Awards: Finalist for an OJA for Explanatory Reporting
I’ve been completely delinquent about posting here. I will try to do better, and in the meantime, here is a selection of work from the first part of the year (am going to follow this up with some breakout posts on specific projects).
What’s at stake on Super Tuesday?
Going way back to Super Tuesday, we published this really fun motion graphic featuring Chris Cillizza and the delegate mountain that Todd Lindeman and Sisi Wei built. I worked on storyboarding it with the team, a well as helping in the studio (led by AJ Chavar and Sohail Al-Jamea) and with building out the page. The project was really fun and newsy, and a great job especially by animator Sohail, and of course Chris Cillizza.
Rescue and Recovery
This is a really powerful piece looking at Virginia Tech five years after the massacre, through the lens of an iconic image of survivor Kevin Sterne. I did design, development, audio and wrote one of the segments of the piece. I love the simplicity and amazing story. Again, an awesome team effort with work from Ben de la Cruz, Bill O’Leary, Josh du Lac and others:
Repairing the Washington Monument
This piece about the damage to the national icon just came out last week — featuring a 3-D model by Alberto Cuadra, and reporting by Cristina Rivero. Kathryn Faulkner, the summer intern in graphics, did most of the heavy lifting on the interactive side, with me in an editing role and pitching in to help with some of the tricky parts, like the rotating model. The piece turned out beautifully:
I just got back from the NICAR conference in St. Louis, where I gave a talk with Bill Keaggy on Best Visualization Practices. There’s delicious stack of links here: http://bit.ly/nicar2012 and the presentation is here (click the settings gear and open speaker notes to find out what we talked about):
Chrys Wu kept a detailed list of links if you want to check out some of the other sessions. I also got the see the St. Louis arch! Very exciting:
It’s been a busy few months, but I’m gonna squeeze in a post for January! I’ve switched jobs at the Post and moved into a new role, Interactive Projects Editor, focusing on creating interactive projects that combine design and graphics with video, photography and social media. I’m really looking forward to the new challenge. In other news, I’m getting used to the new delicious and trying out this ‘stacks’ thing. I’ve got a few going, namely one on interactive maps and one for games and quizzes. I’ll keep those updated as I collect links around the web. And, some of my recent work….
The tracker part of this was originally done with Tableau, but we decided to rework it and to add a game element to it. It’s on a page of its own as well as in the right rail on all our politics content. Try it out!
The Media Divide
This piece was born from a project by Marc Fisher to track what media people consume in a day and see how it reflects their ideology. Evelio Contreras did this great video and we put it together in a calendar with links to all the news they watched/read/listened to, and combined that with a poll.
The Seat Pleasant 59
This project leads with Whitney Shefte’s awesome video about a class of students who were promised that if they graduated from high school, their college would be paid for. We tracked down the students and found out where they are now. My contribution was the list/grid view and filtering along with itemizing content for each of the dreamers.

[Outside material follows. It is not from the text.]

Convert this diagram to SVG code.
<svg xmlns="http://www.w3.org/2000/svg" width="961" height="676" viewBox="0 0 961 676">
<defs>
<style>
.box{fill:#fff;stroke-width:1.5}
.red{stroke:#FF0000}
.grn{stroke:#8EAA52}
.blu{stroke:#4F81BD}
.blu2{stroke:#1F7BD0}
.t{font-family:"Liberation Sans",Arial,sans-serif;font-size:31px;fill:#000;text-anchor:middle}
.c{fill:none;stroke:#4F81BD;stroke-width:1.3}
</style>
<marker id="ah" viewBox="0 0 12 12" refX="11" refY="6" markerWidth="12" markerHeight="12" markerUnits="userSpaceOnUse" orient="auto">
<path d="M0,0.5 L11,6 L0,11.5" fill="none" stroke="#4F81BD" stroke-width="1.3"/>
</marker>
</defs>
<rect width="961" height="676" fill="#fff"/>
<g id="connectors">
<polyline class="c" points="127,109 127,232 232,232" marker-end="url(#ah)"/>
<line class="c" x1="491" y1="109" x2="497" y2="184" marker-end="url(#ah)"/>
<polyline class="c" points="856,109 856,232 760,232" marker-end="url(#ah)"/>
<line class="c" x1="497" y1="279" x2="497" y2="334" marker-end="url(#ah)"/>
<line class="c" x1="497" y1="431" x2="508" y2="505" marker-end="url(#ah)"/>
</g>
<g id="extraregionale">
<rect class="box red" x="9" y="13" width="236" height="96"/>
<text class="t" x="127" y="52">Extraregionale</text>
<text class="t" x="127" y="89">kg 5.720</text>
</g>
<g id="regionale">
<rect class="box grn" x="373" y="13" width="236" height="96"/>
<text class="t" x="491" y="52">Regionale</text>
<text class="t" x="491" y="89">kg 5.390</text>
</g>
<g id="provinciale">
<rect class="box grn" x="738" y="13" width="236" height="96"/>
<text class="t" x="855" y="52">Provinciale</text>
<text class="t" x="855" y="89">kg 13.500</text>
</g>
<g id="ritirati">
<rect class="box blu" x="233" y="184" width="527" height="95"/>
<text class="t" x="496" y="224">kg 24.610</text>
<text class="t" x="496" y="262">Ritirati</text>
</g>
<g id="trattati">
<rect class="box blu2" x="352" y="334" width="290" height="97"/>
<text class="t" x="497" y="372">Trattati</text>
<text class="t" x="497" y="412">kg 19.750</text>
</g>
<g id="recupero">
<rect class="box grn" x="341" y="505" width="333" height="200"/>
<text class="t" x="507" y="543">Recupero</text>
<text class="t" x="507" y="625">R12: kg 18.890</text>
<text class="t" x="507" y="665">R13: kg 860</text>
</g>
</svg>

It’s been a little while since I updated the blog, so here are a couple of projects from the past month and a half that I think are pretty cool.
The first is a look back at the aughts that I worked on with Joel Achenbach, which was great because I’ve always admired his work and thought he was hilarious. I designed and build a fairly simple panel graphic that has collages of some major things that happened in the 2000s and will impact our memory of the decade. I think it ended up looking pretty cool and it was a fun look back…
At the end of December I spent a few days working on a new timeline template for washingtonpost.com. I created a new template that improved upon the navigation of our old timeline and allowed more flexibility in text and photo sizing, as well as automatic point placement and the use of points in time and ranges of time.
After many months talking about how we wanted to produce a nationwide county map, we finally had a project come up that called for one with a quick turnaroud — one and a half days! With a great base map by Nathaniel Vaughn Kelso, I created this United States county map that shows unemployment from 2007-2009. This is an early version, so there’s a lot of improvements to make, but I think it’s a solid start, and I’m happy we turned it around as fast as we did. I used classes I created for the helicopters state map and the Virginia governor’s race map to make the build much easier.
D.C.’s unemployment rate was 12.1% in Oct. 2009 — really high. Macon County, where Franklin is, had an unemployment rate of 10.3%. We’ll keep adding to this map as time goes on, and I think it’ll be really interesting to see what happens with jobs and the economy over time.
I worked on two graphics for the recent election in Virginia — a map that shows the results of the 2009 governor’s race and election results back to ’97, and a delegates meter showing the balance of power in the VA House of Delegates.
The governor map showed live results throughout the night, and at the end of the night historical results showed up as well, so that users could look at how voting patterns have shifted since previous elections. I think this was really interesting given the speculation about how the 2008 presidential election might impact this year’s race in Virginia.
The delegates meter was a quick piece, I just used some circle drawing math in AS3 to create 100 segments in a half-circle, and fill them in as the results came in. When you roll over the segments, you see current results for that district.
I made small versions of these graphics to go on our local homepage on Tuesday night and Wednesday morning. They were simplified versions that linked out to the full graphics. I think that was a smart way to push traffic to our graphics on election night, while giving casual viewers a current tally of results.